Much of the Leeward Islands were under a hurricane watch, as well as the U.S. and British Virgin Islands, Haiti, the Dominican Republic, the Turks and Caicos Islands and the southeastern Bahamas, the NHC said.
In Paris, the French government said it had delivered water and food to two overseas territories, St. Martin and St. Barthelemy, and that emergency response teams would be sent once the storm had passed.
Power was knocked out on both islands, according to prefecture officials on Guadeloupe. At least four buildings were damaged and low-lying regions had been flooded, French Interior Minister Gerard Collomb said.
The U.N. World Food Program prepared to provide emergency aid to Haiti if it was hit by Irma. The country was ravaged by a 2010 earthquake and Hurricane Matthew last year.
U.S. President Donald Trump said he and aides were monitoring Irma's progress. "But it looks like it could be something that will be not good. Believe me, not good," he told reporters in the White House.

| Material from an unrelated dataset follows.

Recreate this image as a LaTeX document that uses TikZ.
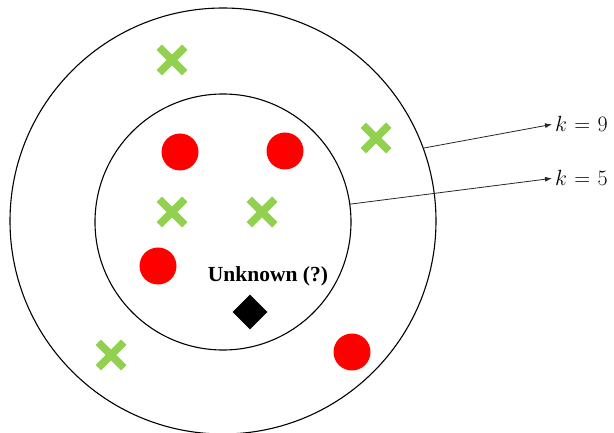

Florida Governor Rick Scott said Irma could be more devastating than Hurricane Andrew, which struck the state in 1992, especially with a storm surge that could reach 10 feet (3 m).
Residents of the Florida Keys, a resort archipelago at the state's southern tip, were ordered to leave by Wednesday evening. Residents of low-lying areas in densely populated Miami-Dade County were urged to move to higher ground.
"We can expect additional evacuations as this storm continues to come near our state," Scott said at a news conference in the Keys.
He said 7,000 National Guard troops would report for duty on Friday, ahead of the storm's expected arrival.
Irma ranked as one of the five most powerful Atlantic hurricanes in the last 80 years and the strongest Atlantic storm recorded by the NHC outside the Caribbean Sea and Gulf of Mexico.
Trump approved emergency declarations for Florida, Puerto Rico and the U.S. Virgin Islands, mobilizing federal disaster relief efforts.
With Irma's looming arrival, the Miami Dolphins' home game against the Tampa Bay Buccaneers, scheduled for Sunday, was postponed until Nov. 19, the National Football League said.